== Rows from a dataset of charts and code ==
___
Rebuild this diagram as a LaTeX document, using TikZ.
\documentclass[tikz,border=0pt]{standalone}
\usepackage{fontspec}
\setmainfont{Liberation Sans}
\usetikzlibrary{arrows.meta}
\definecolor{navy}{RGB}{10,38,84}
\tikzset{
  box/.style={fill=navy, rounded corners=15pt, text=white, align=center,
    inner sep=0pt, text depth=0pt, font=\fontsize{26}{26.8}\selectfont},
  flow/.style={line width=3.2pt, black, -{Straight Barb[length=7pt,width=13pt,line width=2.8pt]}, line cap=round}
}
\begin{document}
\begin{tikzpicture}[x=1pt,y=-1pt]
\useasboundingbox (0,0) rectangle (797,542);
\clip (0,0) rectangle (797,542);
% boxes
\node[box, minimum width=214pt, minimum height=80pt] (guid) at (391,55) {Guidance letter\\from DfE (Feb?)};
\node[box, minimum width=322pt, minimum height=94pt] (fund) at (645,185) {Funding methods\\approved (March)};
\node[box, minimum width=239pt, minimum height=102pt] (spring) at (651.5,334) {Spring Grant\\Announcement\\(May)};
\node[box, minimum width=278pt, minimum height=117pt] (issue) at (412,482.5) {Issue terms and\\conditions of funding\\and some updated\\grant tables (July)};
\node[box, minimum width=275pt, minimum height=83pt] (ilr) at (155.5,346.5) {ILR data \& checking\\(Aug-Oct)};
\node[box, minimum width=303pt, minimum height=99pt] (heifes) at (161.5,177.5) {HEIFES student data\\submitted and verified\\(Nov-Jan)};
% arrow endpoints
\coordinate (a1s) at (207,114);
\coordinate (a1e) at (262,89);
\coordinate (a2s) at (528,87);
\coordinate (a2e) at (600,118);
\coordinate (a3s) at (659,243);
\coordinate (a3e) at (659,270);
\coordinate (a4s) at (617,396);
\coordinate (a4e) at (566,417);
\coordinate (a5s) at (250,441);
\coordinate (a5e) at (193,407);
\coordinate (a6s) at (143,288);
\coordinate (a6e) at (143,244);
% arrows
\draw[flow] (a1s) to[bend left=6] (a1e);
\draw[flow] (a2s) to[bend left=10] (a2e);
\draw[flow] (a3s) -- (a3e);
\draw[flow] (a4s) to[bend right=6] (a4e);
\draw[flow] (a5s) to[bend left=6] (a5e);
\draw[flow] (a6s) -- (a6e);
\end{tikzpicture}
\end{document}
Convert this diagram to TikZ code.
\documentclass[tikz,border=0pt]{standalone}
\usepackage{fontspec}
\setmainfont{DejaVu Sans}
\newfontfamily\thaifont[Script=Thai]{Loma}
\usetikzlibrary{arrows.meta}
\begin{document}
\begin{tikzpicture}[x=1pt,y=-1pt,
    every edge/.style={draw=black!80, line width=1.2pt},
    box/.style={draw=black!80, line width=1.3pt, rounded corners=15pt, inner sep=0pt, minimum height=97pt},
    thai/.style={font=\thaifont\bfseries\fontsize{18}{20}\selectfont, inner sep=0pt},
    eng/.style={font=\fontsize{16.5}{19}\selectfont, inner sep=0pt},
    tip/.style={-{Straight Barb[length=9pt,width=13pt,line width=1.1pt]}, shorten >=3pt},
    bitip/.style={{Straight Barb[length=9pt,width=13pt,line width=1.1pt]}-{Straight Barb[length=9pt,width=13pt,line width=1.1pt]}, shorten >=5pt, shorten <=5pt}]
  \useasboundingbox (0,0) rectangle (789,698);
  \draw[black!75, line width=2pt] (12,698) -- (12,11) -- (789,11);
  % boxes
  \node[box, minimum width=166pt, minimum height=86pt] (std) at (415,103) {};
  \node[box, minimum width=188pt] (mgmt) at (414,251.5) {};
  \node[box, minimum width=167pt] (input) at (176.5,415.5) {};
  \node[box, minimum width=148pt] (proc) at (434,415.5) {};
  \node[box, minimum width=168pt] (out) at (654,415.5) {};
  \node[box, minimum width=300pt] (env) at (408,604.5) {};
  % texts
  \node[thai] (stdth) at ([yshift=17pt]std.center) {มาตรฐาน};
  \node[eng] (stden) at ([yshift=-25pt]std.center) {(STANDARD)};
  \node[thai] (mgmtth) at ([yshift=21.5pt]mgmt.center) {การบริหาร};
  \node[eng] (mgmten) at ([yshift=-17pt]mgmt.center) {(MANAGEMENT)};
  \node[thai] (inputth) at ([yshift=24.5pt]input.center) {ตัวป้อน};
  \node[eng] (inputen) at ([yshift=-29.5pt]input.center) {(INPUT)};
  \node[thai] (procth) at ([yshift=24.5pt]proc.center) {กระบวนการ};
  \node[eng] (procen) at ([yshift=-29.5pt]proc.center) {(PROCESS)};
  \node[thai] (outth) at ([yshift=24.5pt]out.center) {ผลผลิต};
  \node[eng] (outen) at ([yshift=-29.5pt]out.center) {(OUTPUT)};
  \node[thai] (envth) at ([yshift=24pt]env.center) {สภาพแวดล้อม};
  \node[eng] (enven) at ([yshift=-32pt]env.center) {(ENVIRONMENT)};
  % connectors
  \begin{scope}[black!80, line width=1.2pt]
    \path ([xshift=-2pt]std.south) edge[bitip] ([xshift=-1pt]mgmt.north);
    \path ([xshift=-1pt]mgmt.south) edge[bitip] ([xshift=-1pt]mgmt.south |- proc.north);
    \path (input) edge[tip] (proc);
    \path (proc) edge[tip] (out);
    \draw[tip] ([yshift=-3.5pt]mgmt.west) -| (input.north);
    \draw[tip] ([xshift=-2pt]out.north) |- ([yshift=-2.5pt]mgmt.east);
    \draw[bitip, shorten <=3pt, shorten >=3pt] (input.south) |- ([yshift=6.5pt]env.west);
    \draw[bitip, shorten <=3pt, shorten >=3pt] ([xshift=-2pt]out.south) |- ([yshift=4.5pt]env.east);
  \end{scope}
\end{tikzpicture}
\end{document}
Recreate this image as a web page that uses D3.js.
___
== OBJECTIVE ==
Copy each line above that contains the word "this".

== FULL SOLUTION ==
Rebuild this diagram as a LaTeX document, using TikZ.
Convert this diagram to TikZ code.
Recreate this image as a web page that uses D3.js.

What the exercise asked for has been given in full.